**GIVEN PROBLEM**: Return the material exactly, first line through the line containing "(33,32) -- (18,32)", and nothing more. Pictures stay out.

**PROVIDED ENTRIES**:
^^^^^^^^^^^^^^^^

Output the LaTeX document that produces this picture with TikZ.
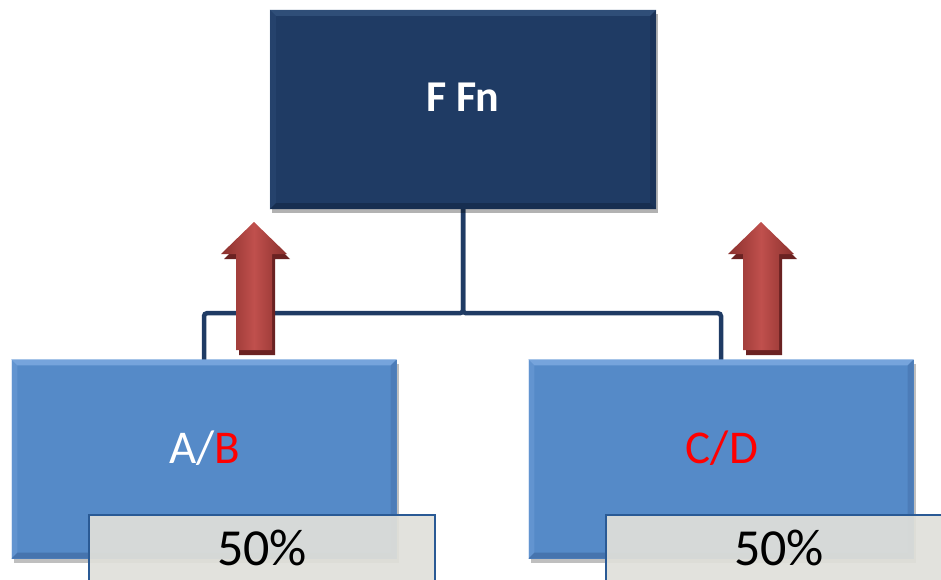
\documentclass[tikz,border=0pt]{standalone}
\usepackage{fontspec}
\setmainfont{Carlito}
\usetikzlibrary{shadows}
\definecolor{navy}{HTML}{1F3B64}
\definecolor{navylight}{HTML}{2F4E78}
\definecolor{navydark}{HTML}{172E50}
\definecolor{boxblue}{HTML}{558AC8}
\definecolor{bluelight}{HTML}{76A4DC}
\definecolor{bluedark}{HTML}{4674AE}
\definecolor{tagfill}{HTML}{E0E0DA}
\definecolor{tagline}{HTML}{2A5A95}
\definecolor{arrowmid}{HTML}{C0504D}
\definecolor{arrowedge}{HTML}{8A302D}
\definecolor{arrowshade}{HTML}{6A2222}
\definecolor{textred}{HTML}{FF0000}

% bevelled edges of a box node: #1 node, #2 light, #3 dark, #4 bevel width
\newcommand\boxbevel[4]{%
  \fill[#2] (#1.north west) -- (#1.north east) -- ([shift={(-#4,#4)}]#1.north east) -- ([shift={(#4,#4)}]#1.north west) -- cycle;
  \fill[#2,opacity=0.4] (#1.north west) -- ([shift={(#4,#4)}]#1.north west) -- ([shift={(#4,-#4)}]#1.south west) -- (#1.south west) -- cycle;
  \fill[#3] (#1.south west) -- (#1.south east) -- ([shift={(-#4,-#4)}]#1.south east) -- ([shift={(#4,-#4)}]#1.south west) -- cycle;
  \fill[#3,opacity=0.6] (#1.north east) -- ([shift={(-#4,#4)}]#1.north east) -- ([shift={(-#4,-#4)}]#1.south east) -- (#1.south east) -- cycle;
}

% block arrow pointing up, tip at the origin of the current scope
\newcommand\uparrowpath{(0,0) -- (33,32) -- (18,32) -- (18,128) -- (-18,128) -- (-18,32) -- (-33,32) -- cycle}

\tikzset{
  topbox/.style={rectangle, fill=navy, minimum width=386pt, minimum height=199pt, inner sep=0pt,
    drop shadow={shadow xshift=2pt, shadow yshift=-4pt, opacity=0.3, fill=black}},
  subbox/.style={rectangle, fill=boxblue, minimum width=385pt, minimum height=199pt, inner sep=0pt,
    drop shadow={shadow xshift=2pt, shadow yshift=-4pt, opacity=0.25, fill=black}},
  frame/.style={rectangle, minimum width=386pt, minimum height=199pt, inner sep=0pt},
  tagbox/.style={rectangle, fill=tagfill, fill opacity=0.93, draw=tagline, line width=1.5pt,
    minimum width=346pt, minimum height=90pt, inner sep=0pt},
  conn/.style={draw=navy, line width=4.5pt, rounded corners=3pt},
  toptext/.style={text=white, font=\fontsize{44}{52}\selectfont\bfseries, inner sep=0pt},
  subtext/.style={font=\fontsize{47}{56}\selectfont, inner sep=0pt},
  tagtext/.style={text=black, font=\fontsize{52}{62}\selectfont, inner sep=0pt},
  arrowbody/.style={left color=arrowedge, right color=arrowedge, middle color=arrowmid},
  arrowshadow/.style={fill=arrowshade},
}

\begin{document}
\begin{tikzpicture}[x=1pt,y=-1pt]
\useasboundingbox (0,0) rectangle (941,580);
\clip (0,0) rectangle (941,580);

% box positions
\coordinate (ffnc) at (463,109.5);
\coordinate (abc) at (204,459);
\coordinate (cdc) at (721,459);

% connectors behind the boxes
\node[frame] (ffnframe) at (ffnc) {};
\coordinate (abtop) at (204,360);
\coordinate (cdtop) at (721,360);
\draw[conn] (ffnframe.south) -- ++(0,104) -| (abtop);
\draw[conn] (ffnframe.south) -- ++(0,104) -| (cdtop);

% lower boxes
\node[subbox] (ab) at (abc) {};
\boxbevel{ab}{bluelight}{bluedark}{6}
\node[subbox] (cd) at (cdc) {};
\boxbevel{cd}{bluelight}{bluedark}{6}
\node[subtext] (ablabel) at (205,448) {\textcolor{white}{A/}\textcolor{textred}{B}};
\node[subtext, text=textred] (cdlabel) at (722,448) {C/D};

% share tags
\node[tagbox] (abtag) at (262,560) {};
\node[tagbox] (cdtag) at (779,560) {};
\node[tagtext] (abshare) at (262,548) {50\%};
\node[tagtext] (cdshare) at (779,548) {50\%};

% upward arrows
\begin{scope}[shift={(257,227)}]
  \fill[arrowshadow] \uparrowpath;
\end{scope}
\begin{scope}[shift={(254,222)}]
  \shade[arrowbody] \uparrowpath;
\end{scope}
\begin{scope}[shift={(764,227)}]
  \fill[arrowshadow] \uparrowpath;
\end{scope}
\begin{scope}[shift={(761,222)}]
  \shade[arrowbody] \uparrowpath;
\end{scope}

% top box
\node[topbox] (ffn) at (ffnc) {};
\boxbevel{ffn}{navylight}{navydark}{6}
\node[toptext] (ffnlabel) at (463,97) {F Fn};
\end{tikzpicture}
\end{document}
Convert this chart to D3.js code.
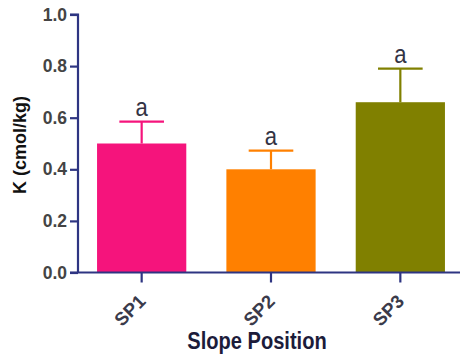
<!DOCTYPE html>
<html>
<head>
<meta charset="utf-8">
<script src="https://cdn.jsdelivr.net/npm/d3@7"></script>
<style>
  html, body { margin: 0; padding: 0; background: #ffffff; }
  svg { display: block; }
  text { font-family: "Liberation Sans", Arial, Helvetica, sans-serif; }
</style>
</head>
<body>
<svg id="chart" width="462" height="358"></svg>
<script>
// Exchangeable potassium by slope position (mean with SEM error bar)
const positions = ["SP1", "SP2", "SP3"];
const kMean = [0.50, 0.40, 0.66];
const kErr = [0.085, 0.072, 0.13];
const groupLetters = ["a", "a", "a"];
const barColors = ["#f5147c", "#ff8000", "#808000"];
const yTicks = [0.0, 0.2, 0.4, 0.6, 0.8, 1.0];

const axisColor = "#2e3582";
const svg = d3.select("#chart");

const x = d3.scaleBand()
  .domain(positions)
  .range([77, 465])
  .paddingInner(0.31)
  .paddingOuter(0.155);

const y = d3.scaleLinear().domain([0, 1]).range([272.5, 14.5]);

const data = positions.map((p, i) => ({
  pos: p, mean: kMean[i], err: kErr[i], letter: groupLetters[i], color: barColors[i]
}));

// bars
svg.append("g").selectAll("rect")
  .data(data).join("rect")
  .attr("x", d => x(d.pos))
  .attr("y", d => y(d.mean))
  .attr("width", x.bandwidth())
  .attr("height", d => y(0) - y(d.mean))
  .attr("fill", d => d.color);

// upper error bars
const eb = svg.append("g").selectAll("g").data(data).join("g")
  .attr("stroke", d => d.color)
  .attr("stroke-width", 2.2);
eb.append("line")
  .attr("x1", d => x(d.pos) + x.bandwidth() / 2)
  .attr("x2", d => x(d.pos) + x.bandwidth() / 2)
  .attr("y1", d => y(d.mean))
  .attr("y2", d => y(d.mean + d.err));
eb.append("line")
  .attr("x1", d => x(d.pos) + x.bandwidth() * 0.25)
  .attr("x2", d => x(d.pos) + x.bandwidth() * 0.75)
  .attr("y1", d => y(d.mean + d.err))
  .attr("y2", d => y(d.mean + d.err));

// significance letters
svg.append("g").selectAll("text")
  .data(data).join("text")
  .attr("text-anchor", "middle")
  .attr("transform", d => `translate(${x(d.pos) + x.bandwidth() / 2},${y(d.mean + d.err) - 6}) scale(1.05,1.2)`)
  .attr("font-size", 21)
  .attr("fill", "#333344")
  .text(d => d.letter);

// y axis
const yAxis = svg.append("g")
  .attr("transform", "translate(78,0)")
  .call(d3.axisLeft(y).tickValues(yTicks).tickFormat(d3.format(".1f")).tickSize(8).tickPadding(3));
yAxis.select(".domain").attr("stroke", axisColor).attr("stroke-width", 2.2).attr("d", `M-8,${y(1)}H0V${y(0)}`);
yAxis.selectAll(".tick line").attr("stroke", axisColor).attr("stroke-width", 2.2);
yAxis.selectAll(".tick text")
  .attr("font-size", 17.5).attr("font-weight", "bold").attr("fill", "#444444")
  .attr("font-family", "'Liberation Sans', Arial, sans-serif");

// x axis
const xAxis = svg.append("g")
  .attr("transform", `translate(0,${y(0)})`)
  .call(d3.axisBottom(x).tickSize(10).tickFormat(""));
xAxis.select(".domain").attr("stroke", axisColor).attr("stroke-width", 2.2).attr("d", `M70,0H460`);
xAxis.selectAll(".tick line").attr("stroke", axisColor).attr("stroke-width", 2.2);

// rotated category labels
svg.append("g").selectAll("text")
  .data(positions).join("text")
  .attr("text-anchor", "end")
  .attr("transform", d => `translate(${x(d) + x.bandwidth() / 2 + 5},${y(0) + 30}) rotate(-45)`)
  .attr("font-size", 18.5)
  .attr("font-weight", "bold")
  .attr("fill", "#3a3a4a")
  .text(d => d);

// axis titles
svg.append("text")
  .attr("text-anchor", "middle")
  .attr("transform", "translate(257,349) scale(1.03,1.18)")
  .attr("font-size", 19.5)
  .attr("font-weight", "bold")
  .attr("fill", "#1c1c3a")
  .text("Slope Position");

svg.append("text")
  .attr("text-anchor", "middle")
  .attr("transform", "translate(26,145) rotate(-90)")
  .attr("font-size", 18)
  .attr("font-weight", "bold")
  .attr("fill", "#111111")
  .text("K (cmol/kg)");
</script>
</body>
</html>
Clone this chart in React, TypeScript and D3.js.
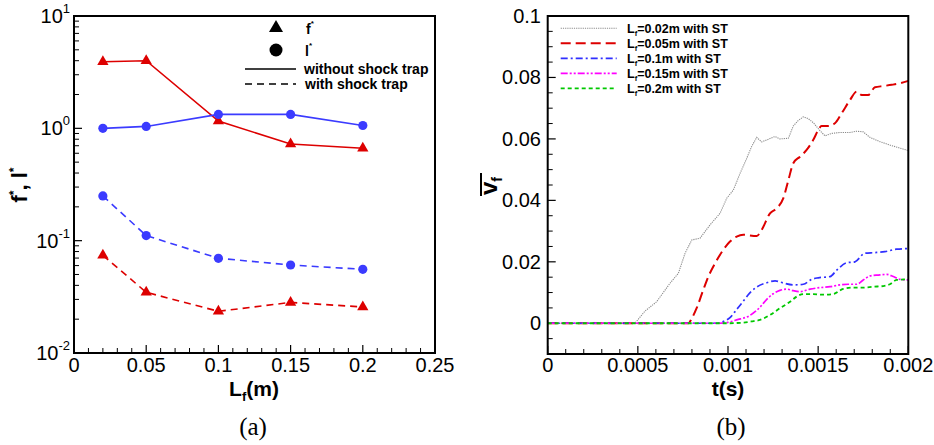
import React from "react";
import * as d3 from "d3";

// ---------- Panel (a) data ----------
const lfValues = [0.02, 0.05, 0.1, 0.15, 0.2];
const fStarWithout = [3.92, 4.0, 1.16, 0.725, 0.664];
const lStarWithout = [1.0, 1.04, 1.33, 1.33, 1.06];
const lStarWith = [0.25, 0.111, 0.0697, 0.0607, 0.0556];
const fStarWith = [0.074, 0.0347, 0.0235, 0.0282, 0.0257];
const xTicksA = [0, 0.05, 0.1, 0.15, 0.2, 0.25];
const xTickLabelsA = ["0", "0.05", "0.1", "0.15", "0.2", "0.25"];
const yDecadesA = [-2, -1, 0, 1];

// ---------- Panel (b) data: [t (s), v] ----------
const series002: [number, number][] = [
  [0, 0], [0.000484, 0], [0.00054, 0.004], [0.000604, 0.007], [0.000678, 0.013], [0.000725, 0.0163],
  [0.000762, 0.0228], [0.000799, 0.0271], [0.000845, 0.0277], [0.0009, 0.032], [0.000956, 0.0358],
  [0.000993, 0.0407], [0.00103, 0.0434], [0.001067, 0.0488], [0.001104, 0.0537], [0.001131, 0.0575],
  [0.001159, 0.0605], [0.001187, 0.059], [0.001224, 0.0599], [0.001261, 0.0608], [0.001288, 0.06],
  [0.001335, 0.0602], [0.001362, 0.0642], [0.00139, 0.066], [0.001418, 0.0672], [0.001445, 0.0666],
  [0.001473, 0.0653], [0.00151, 0.0627], [0.001538, 0.061], [0.001575, 0.0618], [0.001621, 0.0621],
  [0.001677, 0.0621], [0.001714, 0.0625], [0.00175, 0.0623], [0.001787, 0.0605], [0.001843, 0.0591],
  [0.001898, 0.058], [0.001954, 0.057], [0.002, 0.0562],
];
const series005: [number, number][] = [
  [0, 0], [0.00078, 0], [0.000799, 0.0016], [0.000826, 0.0049], [0.000863, 0.0109], [0.000891, 0.0152],
  [0.000928, 0.0195], [0.000974, 0.0239], [0.001011, 0.0266], [0.001048, 0.0282], [0.001085, 0.0288],
  [0.001159, 0.0284], [0.001187, 0.0304], [0.001233, 0.0358], [0.00127, 0.0374], [0.001307, 0.0407],
  [0.001335, 0.0466], [0.001362, 0.0521], [0.001399, 0.0542], [0.001436, 0.0564], [0.001473, 0.0597],
  [0.001501, 0.0629], [0.001519, 0.0642], [0.001556, 0.0642], [0.001593, 0.0651], [0.00163, 0.0683],
  [0.001677, 0.0727], [0.001714, 0.0754], [0.001741, 0.0743], [0.001778, 0.0743], [0.001815, 0.0768],
  [0.001861, 0.0772], [0.001908, 0.0776], [0.001954, 0.0781], [0.002, 0.0789],
];
const series010: [number, number][] = [
  [0, 0], [0.000946, 0], [0.00097, 0.0005], [0.001011, 0.0018], [0.001048, 0.0045], [0.001085, 0.0072],
  [0.00112, 0.0098], [0.001159, 0.0118], [0.001215, 0.0132], [0.001261, 0.0138], [0.001307, 0.0131],
  [0.001362, 0.0125], [0.001418, 0.0127], [0.001464, 0.0143], [0.001501, 0.0148], [0.001566, 0.0152],
  [0.001603, 0.0173], [0.001658, 0.0197], [0.001704, 0.02], [0.001759, 0.0228], [0.001815, 0.023],
  [0.00187, 0.0233], [0.001935, 0.0241], [0.002, 0.0243],
];
const series015: [number, number][] = [
  [0, 0], [0.00095, 0], [0.001, 0.0003], [0.001048, 0.0011], [0.00112, 0.0025], [0.001177, 0.0052],
  [0.001215, 0.0078], [0.001251, 0.0096], [0.001288, 0.0107], [0.001326, 0.0111], [0.001362, 0.0106],
  [0.001399, 0.0103], [0.001455, 0.0111], [0.00151, 0.0116], [0.001566, 0.0119], [0.001621, 0.0125],
  [0.001667, 0.0127], [0.001714, 0.0127], [0.00175, 0.0141], [0.001788, 0.0154], [0.001834, 0.0157],
  [0.00188, 0.0159], [0.001917, 0.0152], [0.001954, 0.0143], [0.002, 0.0141],
];
const series020: [number, number][] = [
  [0, 0], [0.00099, 0], [0.00108, 0.0002], [0.00113, 0.0006], [0.001177, 0.0011], [0.001233, 0.0027],
  [0.001288, 0.0049], [0.001344, 0.007], [0.001381, 0.0087], [0.001418, 0.0095], [0.001473, 0.0095],
  [0.001528, 0.0093], [0.001584, 0.0095], [0.001639, 0.0112], [0.001695, 0.0116], [0.00175, 0.0116],
  [0.001806, 0.0119], [0.001861, 0.0121], [0.001898, 0.0127], [0.001935, 0.0141], [0.002, 0.0143],
];
const seriesLabels = ["=0.02m with ST", "=0.05m with ST", "=0.1m with ST", "=0.15m with ST", "=0.2m with ST"];
const xTicksB = [0, 0.0005, 0.001, 0.0015, 0.002];
const xTickLabelsB = ["0", "0.0005", "0.001", "0.0015", "0.002"];
const yTicksB = [0, 0.02, 0.04, 0.06, 0.08, 0.1];
const yTickLabelsB = ["0", "0.02", "0.04", "0.06", "0.08", "0.1"];

const SANS = "'Liberation Sans', Arial, Helvetica, sans-serif";
const SERIF = "'Liberation Serif', 'Times New Roman', serif";
const RED = "#dd0000";
const BLUE = "#3b3bff";

const A = { x0: 74, x1: 435, y0: 16, y1: 353 };
const B = { x0: 547.7, x1: 908.3, y0: 16, y1: 354 };

export default function App() {
  const xA = d3.scaleLinear().domain([0, 0.25]).range([A.x0, A.x1]);
  const yA = d3.scaleLog().domain([0.01, 10]).range([A.y1, A.y0]);
  const xB = d3.scaleLinear().domain([0, 0.002]).range([B.x0, B.x1]);
  const yB = d3.scaleLinear().domain([-0.01, 0.1]).range([B.y1, B.y0]);

  const lineA = d3.line<[number, number]>().x((d) => xA(d[0])).y((d) => yA(d[1]));
  const zipA = (vals: number[]) => lfValues.map((x, i) => [x, vals[i]] as [number, number]);

  const lineBLin = d3.line<[number, number]>().x((d) => xB(d[0])).y((d) => yB(d[1]));
  const lineBSm = d3.line<[number, number]>().x((d) => xB(d[0])).y((d) => yB(d[1])).curve(d3.curveMonotoneX);

  const tri = (size: number) => d3.symbol().type(d3.symbolTriangle).size(size)() as string;

  const minorXA = d3.range(0, 26).map((i) => i * 0.01).filter((v) => Math.round(v * 100) % 5 !== 0);
  const minorYA: number[] = [];
  for (let e = -2; e < 1; e++) for (let m = 2; m <= 9; m++) minorYA.push(m * Math.pow(10, e));
  const minorXB = d3.range(0, 21).map((i) => i * 0.0001).filter((_, i) => i % 5 !== 0);
  const minorYB = d3.range(-2, 21).map((i) => i * 0.005).filter((v) => Math.round(v * 1000) % 20 !== 0);

  const seriesB = [
    { data: series002, color: "#8a8a8a", dash: "1.2,1", width: 1.1, curve: lineBLin },
    { data: series005, color: RED, dash: "10,5", width: 2, curve: lineBSm },
    { data: series010, color: "#2f2fff", dash: "7,3,2,3", width: 1.7, curve: lineBSm },
    { data: series015, color: "#ff00ff", dash: "7,2,2,2,2,2", width: 1.7, curve: lineBSm },
    { data: series020, color: "#00c800", dash: "4,3", width: 1.8, curve: lineBSm },
  ];

  return (
    <svg width={934} height={445} style={{ position: "absolute", left: 0, top: 0, background: "#fff" }}
      fontFamily={SANS}>
      <rect x={0} y={0} width={934} height={445} fill="#fff" />
      <defs>
        <clipPath id="clipB">
          <rect x={B.x0} y={B.y0} width={B.x1 - B.x0} height={B.y1 - B.y0} />
        </clipPath>
      </defs>

      {/* ================= Panel (a) ================= */}
      <g>
        {xTicksA.map((v) => (
          <line key={"xa" + v} x1={xA(v)} x2={xA(v)} y1={A.y1} y2={A.y1 - 8} stroke="#000" strokeWidth={1.2} />
        ))}
        {minorXA.map((v) => (
          <line key={"mxa" + v} x1={xA(v)} x2={xA(v)} y1={A.y1} y2={A.y1 - 5} stroke="#000" strokeWidth={1} />
        ))}
        {yDecadesA.map((e) => (
          <line key={"ya" + e} x1={A.x0} x2={A.x0 + 8} y1={yA(Math.pow(10, e))} y2={yA(Math.pow(10, e))} stroke="#000" strokeWidth={1.2} />
        ))}
        {minorYA.map((v) => (
          <line key={"mya" + v} x1={A.x0} x2={A.x0 + 5} y1={yA(v)} y2={yA(v)} stroke="#000" strokeWidth={1} />
        ))}
        {xTicksA.map((v, i) => (
          <text key={"xla" + v} x={xA(v)} y={372} fontSize={20} textAnchor="middle">{xTickLabelsA[i]}</text>
        ))}
        {yDecadesA.map((e) => (
          <text key={"yla" + e} x={70} y={yA(Math.pow(10, e)) + 7} fontSize={20} textAnchor="end">
            10<tspan fontSize={13} dy={-10}>{e}</tspan>
          </text>
        ))}

        <path d={lineA(zipA(fStarWithout)) as string} fill="none" stroke={RED} strokeWidth={1.6} />
        <path d={lineA(zipA(lStarWithout)) as string} fill="none" stroke={BLUE} strokeWidth={1.6} />
        <path d={lineA(zipA(lStarWith)) as string} fill="none" stroke={BLUE} strokeWidth={1.6} strokeDasharray="7,5" />
        <path d={lineA(zipA(fStarWith)) as string} fill="none" stroke={RED} strokeWidth={1.6} strokeDasharray="7,5" />
        {[fStarWithout, fStarWith].map((vals, k) =>
          vals.map((v, i) => (
            <path key={"tr" + k + i} d={tri(55)} transform={`translate(${xA(lfValues[i])},${yA(v)})`} fill={RED} />
          ))
        )}
        {[lStarWithout, lStarWith].map((vals, k) =>
          vals.map((v, i) => (
            <circle key={"ci" + k + i} cx={xA(lfValues[i])} cy={yA(v)} r={4.6} fill={BLUE} />
          ))
        )}

        <rect x={A.x0} y={A.y0} width={A.x1 - A.x0} height={A.y1 - A.y0} fill="none" stroke="#000" strokeWidth={2} />

        <path d={tri(85)} transform="translate(276,28)" fill="#000" />
        <text x={306} y={33.5} fontSize={14} fontWeight="bold">f<tspan fontSize={8} dy={-8}>*</tspan></text>
        <circle cx={276} cy={50} r={6.5} fill="#000" />
        <text x={305} y={55.5} fontSize={14} fontWeight="bold">l<tspan fontSize={8} dy={-8}>*</tspan></text>
        <line x1={245} x2={296} y1={69} y2={69} stroke="#000" strokeWidth={1.5} />
        <text x={304} y={74} fontSize={14} fontWeight="bold">without shock trap</text>
        <line x1={245} x2={296} y1={84} y2={84} stroke="#000" strokeWidth={1.5} strokeDasharray="7,5" />
        <text x={305} y={89} fontSize={14} fontWeight="bold">with shock trap</text>

        <text x={254} y={396} fontSize={21} fontWeight="bold" textAnchor="middle">
          L<tspan fontSize={13} dy={5}>f</tspan><tspan dy={-5}>(m)</tspan>
        </text>
        <text transform="translate(27,185) rotate(-90)" fontSize={22} fontWeight="bold" textAnchor="middle">
          f<tspan fontSize={12} dy={-9}>*</tspan><tspan dy={9}>, l</tspan><tspan fontSize={12} dy={-9}>*</tspan>
        </text>
        <text x={253} y={435} fontSize={25} fontFamily={SERIF} textAnchor="middle">(a)</text>
      </g>

      {/* ================= Panel (b) ================= */}
      <g>
        {xTicksB.map((v) => (
          <line key={"xb" + v} x1={xB(v)} x2={xB(v)} y1={B.y1} y2={B.y1 - 8} stroke="#000" strokeWidth={1.2} />
        ))}
        {minorXB.map((v) => (
          <line key={"mxb" + v} x1={xB(v)} x2={xB(v)} y1={B.y1} y2={B.y1 - 5} stroke="#000" strokeWidth={1} />
        ))}
        {yTicksB.map((v) => (
          <line key={"yb" + v} x1={B.x0} x2={B.x0 + 8} y1={yB(v)} y2={yB(v)} stroke="#000" strokeWidth={1.2} />
        ))}
        {minorYB.map((v) => (
          <line key={"myb" + v} x1={B.x0} x2={B.x0 + 5} y1={yB(v)} y2={yB(v)} stroke="#000" strokeWidth={1} />
        ))}
        {xTicksB.map((v, i) => (
          <text key={"xlb" + v} x={xB(v)} y={372} fontSize={20} textAnchor="middle">{xTickLabelsB[i]}</text>
        ))}
        {yTicksB.map((v, i) => (
          <text key={"ylb" + v} x={541} y={yB(v) + 7} fontSize={20} textAnchor="end">{yTickLabelsB[i]}</text>
        ))}

        <g clipPath="url(#clipB)">
          {seriesB.map((s, i) => (
            <path key={"sb" + i} d={s.curve(s.data) as string} fill="none" stroke={s.color}
              strokeWidth={s.width} strokeDasharray={s.dash} />
          ))}
        </g>

        <rect x={B.x0} y={B.y0} width={B.x1 - B.x0} height={B.y1 - B.y0} fill="none" stroke="#000" strokeWidth={2} />

        {seriesB.map((s, i) => {
          const ly = 28.3 + i * 15;
          return (
            <g key={"lg" + i}>
              <line x1={560.7} x2={616.7} y1={ly} y2={ly} stroke={s.color} strokeWidth={s.width} strokeDasharray={s.dash} />
              <text x={627} y={ly + 4.5} fontSize={12.5} fontWeight="bold">
                L<tspan fontSize={7.5} dy={3}>f</tspan><tspan dy={-3}>{seriesLabels[i]}</tspan>
              </text>
            </g>
          );
        })}

        <text x={728} y={396} fontSize={21} fontWeight="bold" textAnchor="middle">t(s)</text>
        <g transform="translate(497,195) rotate(-90)">
          <text x={0} y={0} fontSize={24} fontWeight="bold">
            v<tspan fontSize={14} dy={5}>f</tspan>
          </text>
          <line x1={-1} x2={22} y1={-16} y2={-16} stroke="#000" strokeWidth={2} />
        </g>
        <text x={731} y={435} fontSize={25} fontFamily={SERIF} textAnchor="middle">(b)</text>
      </g>
    </svg>
  );
}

^^^^^^^^^^^^^^^^

**WRITTEN REPLY**:
Output the LaTeX document that produces this picture with TikZ.
\documentclass[tikz,border=0pt]{standalone}
\usepackage{fontspec}
\setmainfont{Carlito}
\usetikzlibrary{shadows}
\definecolor{navy}{HTML}{1F3B64}
\definecolor{navylight}{HTML}{2F4E78}
\definecolor{navydark}{HTML}{172E50}
\definecolor{boxblue}{HTML}{558AC8}
\definecolor{bluelight}{HTML}{76A4DC}
\definecolor{bluedark}{HTML}{4674AE}
\definecolor{tagfill}{HTML}{E0E0DA}
\definecolor{tagline}{HTML}{2A5A95}
\definecolor{arrowmid}{HTML}{C0504D}
\definecolor{arrowedge}{HTML}{8A302D}
\definecolor{arrowshade}{HTML}{6A2222}
\definecolor{textred}{HTML}{FF0000}

% bevelled edges of a box node: #1 node, #2 light, #3 dark, #4 bevel width
\newcommand\boxbevel[4]{%
  \fill[#2] (#1.north west) -- (#1.north east) -- ([shift={(-#4,#4)}]#1.north east) -- ([shift={(#4,#4)}]#1.north west) -- cycle;
  \fill[#2,opacity=0.4] (#1.north west) -- ([shift={(#4,#4)}]#1.north west) -- ([shift={(#4,-#4)}]#1.south west) -- (#1.south west) -- cycle;
  \fill[#3] (#1.south west) -- (#1.south east) -- ([shift={(-#4,-#4)}]#1.south east) -- ([shift={(#4,-#4)}]#1.south west) -- cycle;
  \fill[#3,opacity=0.6] (#1.north east) -- ([shift={(-#4,#4)}]#1.north east) -- ([shift={(-#4,-#4)}]#1.south east) -- (#1.south east) -- cycle;
}

% block arrow pointing up, tip at the origin of the current scope
\newcommand\uparrowpath{(0,0) -- (33,32) -- (18,32) -- (18,128) -- (-18,128) -- (-18,32) -- (-33,32) -- cycle}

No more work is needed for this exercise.